**Working data:**
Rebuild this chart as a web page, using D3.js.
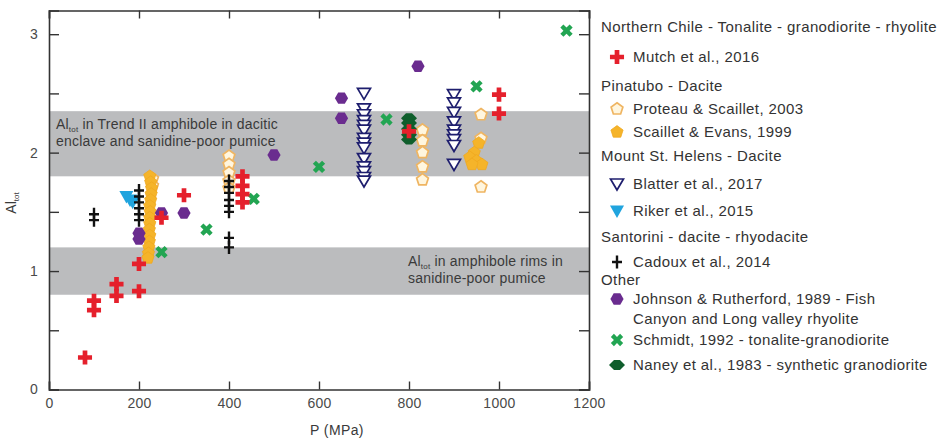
<!DOCTYPE html>
<html><head><meta charset="utf-8">
<script src="https://cdn.jsdelivr.net/npm/d3@7"></script>
<style>
html,body{margin:0;padding:0;background:#fff;}
svg text{font-family:"Liberation Sans",Arial,sans-serif;}
</style></head>
<body><svg id="c" width="946" height="443"></svg>
<script>
// ---- data ----
const xTicks = [0,200,400,600,800,1000,1200];
const yTicks = [0,0.5,1,1.5,2,2.5,3];
const yLabels = [0,1,2,3];
const bands = [[1.8,2.35],[0.8,1.2]];

const mutch = [[80,0.27],[100,0.75],[100,0.67],[150,0.89],[150,0.79],[200,1.06],[200,0.83],[250,1.45],[300,1.64],[430,1.8],[430,1.72],[430,1.65],[430,1.58],[800,2.18],[1000,2.49],[1000,2.33]];
const proteau = [[400,1.97],[400,1.9],[400,1.83],[400,1.76],[400,1.7],[230,1.78],[230,1.72],[830,2.19],[830,2.1],[830,2.0],[830,1.88],[830,1.77],[960,2.32],[960,2.12],[960,1.71]];
const scaillet = [[224,1.8],[226,1.75],[228,1.7],[227,1.65],[226,1.6],[224,1.55],[225,1.5],[224,1.45],[224,1.4],[223,1.35],[224,1.3],[223,1.25],[222,1.2],[221,1.15],[220,1.11],[955,2.08],[945,2.0],[935,1.96],[950,1.93],[962,1.9],[940,1.9]];
const blatter = [[700,2.5],[700,2.37],[700,2.32],[700,2.27],[700,2.23],[700,2.19],[700,2.12],[700,2.08],[700,2.04],[700,1.95],[700,1.88],[700,1.84],[700,1.79],[700,1.76],
                 [900,2.49],[900,2.42],[900,2.34],[900,2.26],[900,2.19],[900,2.15],[900,2.11],[900,2.06],[900,1.9]];
const riker = [[172,1.63],[180,1.6],[186,1.58]];
const cadoux = [[100,1.48],[100,1.43],[200,1.68],[200,1.63],[200,1.58],[200,1.53],[200,1.48],[200,1.43],[400,1.76],[400,1.71],[400,1.66],[400,1.6],[400,1.55],[400,1.5],[400,1.28],[400,1.2]];
const johnson = [[200,1.32],[200,1.27],[250,1.49],[300,1.49],[500,1.98],[650,2.46],[650,2.29],[820,2.73]];
const schmidt = [[250,1.16],[350,1.35],[455,1.61],[600,1.88],[750,2.28],[950,2.56],[1150,3.03]];
const naney = [[800,2.29],[800,2.25],[800,2.2],[800,2.15],[800,2.11]];

const legendRows = [
  ["h","Northern Chile - Tonalite - granodiorite - rhyolite"],
  ["mutch","Mutch et al., 2016"],
  ["h","Pinatubo - Dacite"],
  ["proteau","Proteau & Scaillet, 2003"],
  ["scaillet","Scaillet & Evans, 1999"],
  ["h","Mount St. Helens - Dacite"],
  ["blatter","Blatter et al., 2017"],
  ["riker","Riker et al., 2015"],
  ["h","Santorini - dacite - rhyodacite"],
  ["cadoux","Cadoux et al., 2014"],
  ["h","Other"],
  ["johnson","Johnson & Rutherford, 1989 - Fish"],
  ["t","Canyon and Long valley rhyolite"],
  ["schmidt","Schmidt, 1992 - tonalite-granodiorite"],
  ["naney","Naney et al., 1983 - synthetic granodiorite"]
];
const legendY = [27,57,86,109,132,156,184,211,237,262,280,299,319,340,365];

// ---- drawing ----
const svg = d3.select("#c");
const x = d3.scaleLinear().domain([0,1200]).range([49,589]);
const y = d3.scaleLinear().domain([0,3.2]).range([389.5,10.5]);

// bands
svg.append("g").selectAll("rect").data(bands).join("rect")
  .attr("x",x(0)).attr("width",x(1200)-x(0))
  .attr("y",d=>y(d[1])).attr("height",d=>y(d[0])-y(d[1]))
  .attr("fill","#bbbcbe");

// band labels
function alLabel(g, xx, yy, rest){
  const t = g.append("text").attr("x",xx).attr("y",yy).attr("font-size",14).attr("fill","#3a3a3a").attr("letter-spacing","0.2px");
  t.append("tspan").text("Al");
  t.append("tspan").attr("font-size",8).attr("dy",3).text("tot");
  t.append("tspan").attr("dy",-3).text(rest);
}
const bl = svg.append("g");
alLabel(bl, 56, 129, " in Trend II amphibole in dacitic");
bl.append("text").attr("x",56).attr("y",146).attr("font-size",14).attr("fill","#3a3a3a").attr("letter-spacing","0.2px").text("enclave and sanidine-poor pumice");
alLabel(bl, 408, 266, " in amphibole rims in");
bl.append("text").attr("x",408).attr("y",283).attr("font-size",14).attr("fill","#3a3a3a").attr("letter-spacing","0.2px").text("sanidine-poor pumice");

// axes
const axCol = "#333";
const gb = svg.append("g").attr("transform",`translate(0,${y(0)})`)
  .call(d3.axisBottom(x).tickValues(xTicks).tickSize(-8).tickPadding(9).tickFormat(d3.format("d")));
const gt = svg.append("g").attr("transform",`translate(0,${y(3.2)})`)
  .call(d3.axisTop(x).tickValues(xTicks).tickSize(-8).tickFormat(""));
const gl = svg.append("g").attr("transform",`translate(${x(0)},0)`)
  .call(d3.axisLeft(y).tickValues(yTicks).tickSize(-10).tickPadding(11).tickFormat(d=>yLabels.includes(d)?d3.format("d")(d):""));
const gr = svg.append("g").attr("transform",`translate(${x(1200)},0)`)
  .call(d3.axisRight(y).tickValues(yTicks).tickSize(-10).tickFormat(""));
[gb,gt,gl,gr].forEach(g=>{
  g.select(".domain").attr("stroke",axCol).attr("stroke-width",1.6);
  g.selectAll(".tick line").attr("stroke",axCol).attr("stroke-width",1.4);
  g.selectAll(".tick text").attr("font-size",14).attr("fill","#4a4a4a").attr("letter-spacing","0.3px")
   .style("font-family","'Liberation Sans',Arial,sans-serif");
});

svg.append("text").attr("x",337).attr("y",435).attr("text-anchor","middle").attr("font-size",14)
  .attr("fill","#3a3a3a").attr("letter-spacing","0.4px").text("P (MPa)");
const yl = svg.append("text").attr("transform","translate(16,203) rotate(-90)").attr("text-anchor","middle")
  .attr("font-size",14).attr("fill","#3a3a3a");
yl.append("tspan").text("Al");
yl.append("tspan").attr("font-size",8).attr("dy",3).text("tot");

// marker shapes
function poly(n, r, rot, sx=1){
  const pts = d3.range(n).map(i=>{const a=rot+i*2*Math.PI/n; return [sx*r*Math.cos(a), r*Math.sin(a)];});
  return "M"+pts.map(p=>p.join(",")).join("L")+"Z";
}
const styles = {
  mutch:   {d:d3.symbol(d3.symbolCross,110)(), fill:"#e5202c", stroke:"none"},
  proteau: {d:poly(5,6.2,-Math.PI/2), fill:"#fff6df", stroke:"#efb562", sw:1.7},
  scaillet:{d:poly(5,6.4,-Math.PI/2), fill:"#f5b42a", stroke:"#f0a820", sw:0.8},
  blatter: {d:"M-6.5,-5L6.5,-5L0,6Z", fill:"#fff", stroke:"#1e1e6e", sw:1.7},
  riker:   {d:"M-7,-5.5L7,-5.5L0,7Z", fill:"#20a4de", stroke:"none"},
  cadoux:  {d:"M-5,0L5,0M0,-6.5L0,6.5", fill:"none", stroke:"#111", sw:2.4},
  johnson: {d:poly(6,6.6,0), fill:"#6a2c8f", stroke:"none"},
  schmidt: {d:d3.symbol(d3.symbolCross,95)(), fill:"#22a552", stroke:"none", rot:45},
  naney:   {d:"M-8,0L-3,-5L3,-5L8,0L3,5L-3,5Z", fill:"#0f5e2c", stroke:"none"}
};
const series = [["proteau",proteau],["scaillet",scaillet],["blatter",blatter],["riker",riker],["johnson",johnson],["schmidt",schmidt],["naney",naney],["mutch",mutch],["cadoux",cadoux]];
function applyStyle(sel, s){
  sel.attr("d",s.d).attr("fill",s.fill).attr("stroke",s.stroke).attr("stroke-width",s.sw||0);
}
const pg = svg.append("g");
series.forEach(([k,data])=>{
  const s = styles[k];
  pg.append("g").selectAll("path").data(data).join("path")
    .attr("transform",d=>`translate(${x(d[0])},${y(d[1])})${s.rot?` rotate(${s.rot})`:""}`)
    .call(sel=>applyStyle(sel,s));
});

// legend
const lg = svg.append("g");
const lfs = 15, lls = "0.4px";
legendRows.forEach((r,i)=>{
  const yy = legendY[i];
  if(r[0]==="h"){
    lg.append("text").attr("x",601).attr("y",yy+5).attr("font-size",lfs).attr("fill","#333").attr("letter-spacing",lls).text(r[1]);
  } else {
    if(r[0]!=="t"){
      const s = styles[r[0]];
      lg.append("path").attr("transform",`translate(617,${yy})${s.rot?` rotate(${s.rot})`:""}`).call(sel=>applyStyle(sel,s));
    }
    lg.append("text").attr("x",633).attr("y",yy+5).attr("font-size",lfs).attr("fill","#333").attr("letter-spacing",lls).text(r[1]);
  }
});
</script></body></html>
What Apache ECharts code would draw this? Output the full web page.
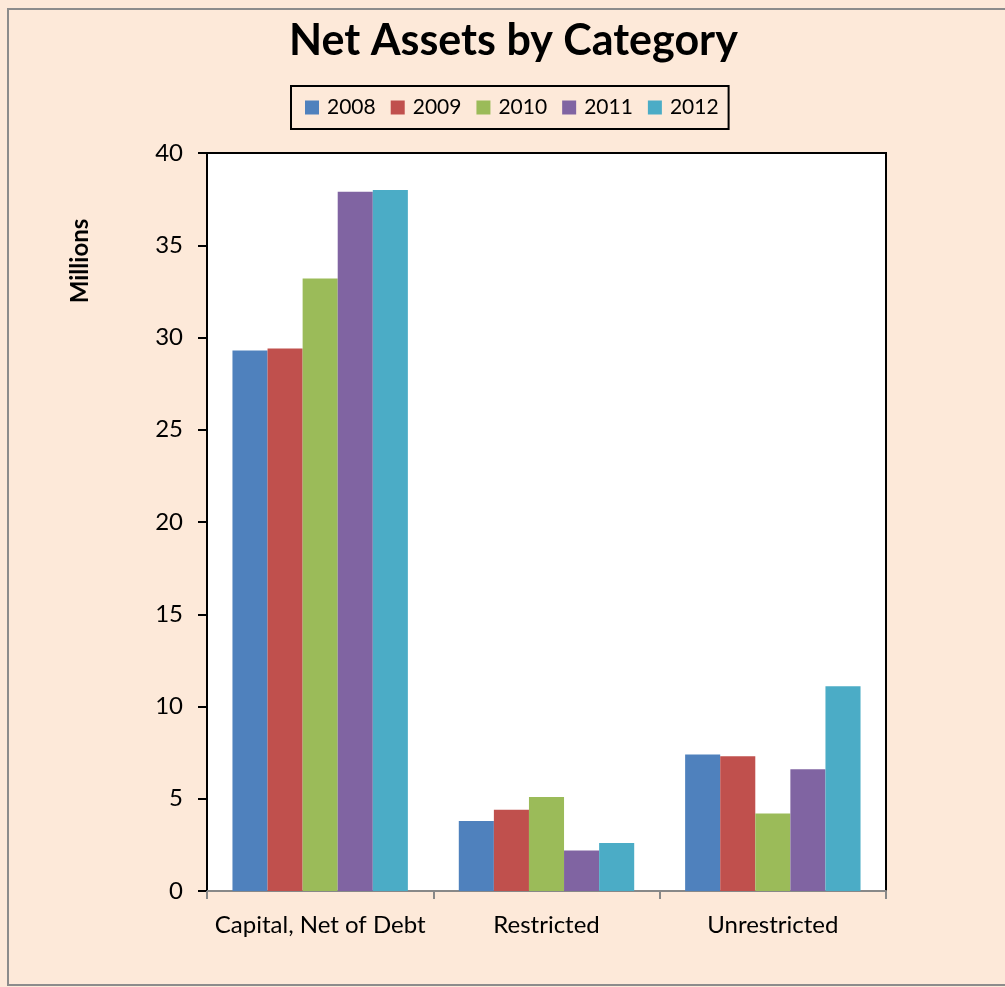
<!DOCTYPE html>
<html>
<head>
<meta charset="UTF-8">
<title>Net Assets by Category</title>
<script src="https://cdn.jsdelivr.net/npm/echarts@6/dist/echarts.min.js"></script>
<style>
  html, body { margin: 0; padding: 0; background: #fff; }
  #main { width: 1005px; height: 987px; }
</style>
</head>
<body>
<div id="main"></div>
<script>
// categories and values (millions)
var categories = ['Capital, Net of Debt', 'Restricted', 'Unrestricted'];
var years = ['2008', '2009', '2010', '2011', '2012'];
var v2008 = [29.3, 3.8, 7.4];
var v2009 = [29.4, 4.4, 7.3];
var v2010 = [33.2, 5.1, 4.2];
var v2011 = [37.9, 2.2, 6.6];
var v2012 = [38.0, 2.6, 11.1];
var yTicks = [0, 5, 10, 15, 20, 25, 30, 35, 40];

var colors = ['#4f81bd', '#c0504d', '#9bbb59', '#8064a2', '#4bacc6'];
var font = 'Lato, "Open Sans", sans-serif';

var allValues = [v2008, v2009, v2010, v2011, v2012];
var series = [];
for (var i = 0; i < years.length; i++) {
  series.push({
    name: years[i],
    type: 'bar',
    data: allValues[i],
    barGap: '0%',
    barCategoryGap: '22.5%',
    itemStyle: { color: colors[i] }
  });
}

var myChart = echarts.init(document.getElementById('main'));
var option = {
  animation: false,
  backgroundColor: '#fde9d9',
  color: colors,
  title: {
    text: 'Net Assets by Category',
    left: 284,
    top: 15,
    textStyle: { fontFamily: font, fontWeight: 'bold', fontSize: 43, color: '#000' }
  },
  legend: {
    top: 86,
    left: 291,
    itemWidth: 14,
    itemHeight: 14,
    itemGap: 15,
    padding: [11, 10, 11, 14],
    borderColor: '#000',
    borderWidth: 2,
    icon: 'rect',
    textStyle: { fontFamily: font, fontSize: 21, color: '#000', padding: [0, 0, 0, 3] },
    data: years
  },
  grid: {
    left: 207,
    top: 153,
    width: 679,
    height: 738,
    show: true,
    backgroundColor: '#fff',
    borderColor: '#000',
    borderWidth: 2
  },
  xAxis: {
    type: 'category',
    data: categories,
    axisLine: { lineStyle: { color: '#888', width: 2 } },
    axisTick: { show: true, length: 8, lineStyle: { color: '#888', width: 2 } },
    axisLabel: { fontFamily: font, fontSize: 24, color: '#000', margin: 22, interval: 0 }
  },
  yAxis: {
    type: 'value',
    min: 0,
    max: 40,
    interval: 5,
    axisLine: { show: true, lineStyle: { color: '#000', width: 2 } },
    axisTick: { show: true, length: 9, lineStyle: { color: '#000', width: 2 } },
    axisLabel: {
      fontFamily: font, fontSize: 24, color: '#000', margin: 24,
      formatter: function (v) { return yTicks.indexOf(v) >= 0 ? String(v) : ''; }
    },
    splitLine: { show: false }
  },
  series: series,
  graphic: [
    {
      type: 'rect',
      shape: { x: 8, y: 9, width: 1010, height: 976 },
      style: { fill: null, stroke: '#8c8c8c', lineWidth: 2 },
      silent: true,
      z: 100
    },
    {
      type: 'text',
      x: 80,
      y: 261,
      rotation: Math.PI / 2,
      style: {
        text: 'Millions',
        fontFamily: font,
        fontWeight: 'bold',
        fontSize: 24,
        fill: '#000',
        align: 'center',
        verticalAlign: 'middle'
      }
    }
  ]
};
myChart.setOption(option);
</script>
</body>
</html>
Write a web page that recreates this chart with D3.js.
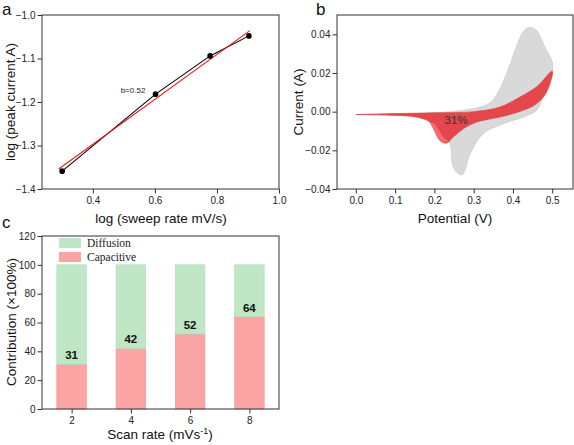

**Task prompt:** Scan the material above. Copy each line that holds the word "page".

**Worked answer:**
Rebuild this chart as a web page, using D3.js.
What Apache ECharts code would draw this? Output the full web page.
Write a web page that recreates this chart with D3.js.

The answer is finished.